At their request, Nicias and Laches have accompanied them to see a man named Stesilaus fighting in heavy armour. The two fathers ask the two generals what they think of this exhibition, and whether they would advise that their sons should acquire the accomplishment. Nicias and Laches are quite willing to give their opinion; but they suggest that Socrates should be invited to take part in the consultation. He is a stranger to Lysimachus, but is afterwards recognised as the son of his old friend Sophroniscus, with whom he never had a difference to the hour of his death. Socrates is also known to Nicias, to whom he had introduced the excellent Damon, musician and sophist, as a tutor for his son, and to Laches, who had witnessed his heroic behaviour at the battle of Delium (compare Symp.).
Socrates, as he is younger than either Nicias or Laches, prefers to wait until they have delivered their opinions, which they give in a characteristic manner. Nicias, the tactician, is very much in favour of the new art, which he describes as the gymnastics of war—useful when the ranks are formed, and still more useful when they are broken; creating a general interest in military studies, and greatly adding to the appearance of the soldier in the field. Laches, the blunt warrior, is of opinion that such an art is not knowledge, and cannot be of any value, because the Lacedaemonians, those great masters of arms, neglect it. His own experience in actual service has taught him that these pretenders are useless and ridiculous. This man Stesilaus has been seen by him on board ship making a very sorry exhibition of himself. The possession of the art will make the coward rash, and subject the courageous, if he chance to make a slip, to invidious remarks. And now let Socrates be taken into counsel. As they differ he must decide.
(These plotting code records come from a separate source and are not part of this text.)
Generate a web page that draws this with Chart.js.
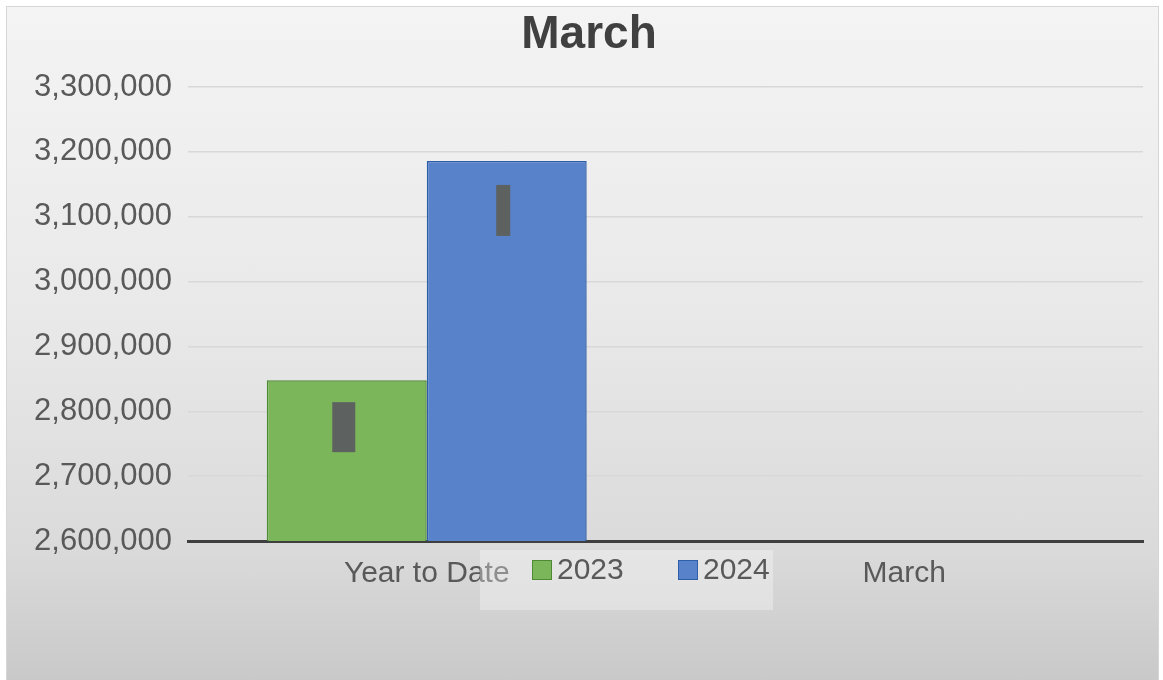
<!DOCTYPE html>
<html>
<head>
<meta charset="utf-8">
<script src="https://cdn.jsdelivr.net/npm/chart.js@4.4.1/dist/chart.umd.min.js"></script>
<style>
  body { margin: 0; background: #fff; }
  #wrap { position: relative; width: 1163px; height: 680px; overflow: hidden; }
  #panel {
    position: absolute; left: 6px; top: 6px; width: 1151px; height: 680px;
    border-left: 1px solid #d6d6d6; border-top: 1px solid #d6d6d6; border-right: 1px solid #d6d6d6;
    background: linear-gradient(to bottom, #f4f4f4 0%, #e9e9e9 45%, #dadada 80%, #c8c8c8 100%);
  }
  #chartBox { position: absolute; left: 0; top: 0; width: 1163px; height: 680px; }
  #legend {
    position: absolute; left: 480px; top: 550px; width: 293px; height: 60px;
    background: rgba(255,255,255,0.32);
  }
  .sw { position: absolute; width: 18px; height: 18px; top: 10px; }
  .lt { position: absolute; top: 4px; font: 30px "Liberation Sans", Arial, sans-serif; line-height: 30px; color: #595959; }
</style>
</head>
<body>
<div id="wrap">
  <div id="panel"></div>
  <div id="chartBox"><canvas id="myChart"></canvas></div>
  <div id="legend"></div>
</div>
<script>
const categories = ['Year to Date', 'March'];
const series2023 = [2848000, null];
const series2024 = [3186000, null];
const seriesNames = ['2023', '2024'];
const yTicks = [2600000, 2700000, 2800000, 2900000, 3000000, 3100000, 3200000, 3300000];

const fills = ['#7cb65b', '#5882c9'];
const edges = ['#4e8a33', '#2f5ea8'];

// dark blocks sitting inside each bar (hidden labels in the original)
const blockPlugin = {
  id: 'blocks',
  afterDatasetsDraw(chart) {
    const ctx = chart.ctx;
    const spec = [{dx: -3, w: 23, top: 22, h: 50}, {dx: -3.5, w: 14, top: 24, h: 51}];
    chart.data.datasets.forEach((ds, i) => {
      const meta = chart.getDatasetMeta(i);
      meta.data.forEach((bar, j) => {
        if (ds.data[j] == null) return;
        const s = spec[i];
        ctx.save();
        ctx.fillStyle = '#5d6260';
        ctx.fillRect(bar.x + s.dx - s.w / 2, bar.y + s.top, s.w, s.h);
        ctx.restore();
      });
    });
  }
};

const ctx = document.getElementById('myChart');

new Chart(ctx, {
  type: 'bar',
  data: {
    labels: categories,
    datasets: [
      { label: seriesNames[0], data: series2023, backgroundColor: fills[0], borderColor: edges[0], borderWidth: 1.5 },
      { label: seriesNames[1], data: series2024, backgroundColor: fills[1], borderColor: edges[1], borderWidth: 1.5 }
    ]
  },
  options: {
    responsive: true,
    maintainAspectRatio: false,
    animation: false,
    layout: { padding: { left: 35, right: 20, top: 0, bottom: 73 } },
    datasets: { bar: { categoryPercentage: 0.67, barPercentage: 1.0 } },
    plugins: {
      legend: { display: false },
      tooltip: { enabled: false },
      title: {
        display: true,
        text: 'March',
        color: '#404040',
        font: { family: '"Liberation Sans", Arial, sans-serif', size: 46, weight: 'bold' },
        padding: { top: 8, bottom: 23.8 }
      }
    },
    scales: {
      x: {
        grid: { display: false, drawTicks: false },
        border: { display: true, color: '#3f3f3f', width: 3 },
        ticks: {
          color: '#595959',
          padding: 15,
          font: { family: '"Liberation Sans", Arial, sans-serif', size: 30 }
        }
      },
      y: {
        min: yTicks[0],
        max: yTicks[yTicks.length - 1],
        afterBuildTicks(scale) { scale.ticks = yTicks.map(v => ({ value: v })); },
        afterFit(scale) { scale.width = 153; },
        grid: { color: '#d8d8d8', lineWidth: 1.5, drawTicks: false },
        border: { display: false },
        ticks: {
          color: '#595959',
          padding: 16,
          font: { family: '"Liberation Sans", Arial, sans-serif', size: 31 },
          callback: v => v.toLocaleString('en-US')
        }
      }
    }
  },
  plugins: [blockPlugin]
});

// legend drawn as html over the axis labels, like the original
const legend = document.getElementById('legend');
const legendPos = [{sw: 52, txt: 77}, {sw: 198, txt: 223}];
seriesNames.forEach((name, i) => {
  const sw = document.createElement('div');
  sw.className = 'sw';
  sw.style.left = legendPos[i].sw + 'px';
  sw.style.background = fills[i];
  sw.style.border = '1px solid ' + edges[i];
  legend.appendChild(sw);
  const t = document.createElement('span');
  t.className = 'lt';
  t.style.left = legendPos[i].txt + 'px';
  t.textContent = name;
  legend.appendChild(t);
});
</script>
</body>
</html>
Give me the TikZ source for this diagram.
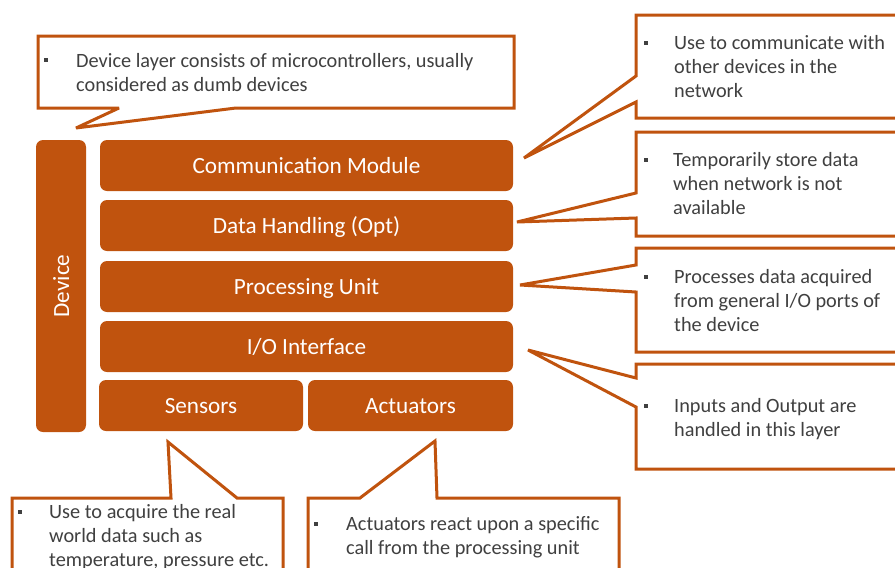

Socrates would rather not decide the question by a plurality of votes: in such a serious matter as the education of a friend's children, he would consult the one skilled person who has had masters, and has works to show as evidences of his skill. This is not himself; for he has never been able to pay the sophists for instructing him, and has never had the wit to do or discover anything. But Nicias and Laches are older and richer than he is: they have had teachers, and perhaps have made discoveries; and he would have trusted them entirely, if they had not been diametrically opposed.
Lysimachus here proposes to resign the argument into the hands of the younger part of the company, as he is old, and has a bad memory. He earnestly requests Socrates to remain;—in this showing, as Nicias says, how little he knows the man, who will certainly not go away until he has cross-examined the company about their past lives. Nicias has often submitted to this process; and Laches is quite willing to learn from Socrates, because his actions, in the true Dorian mode, correspond to his words.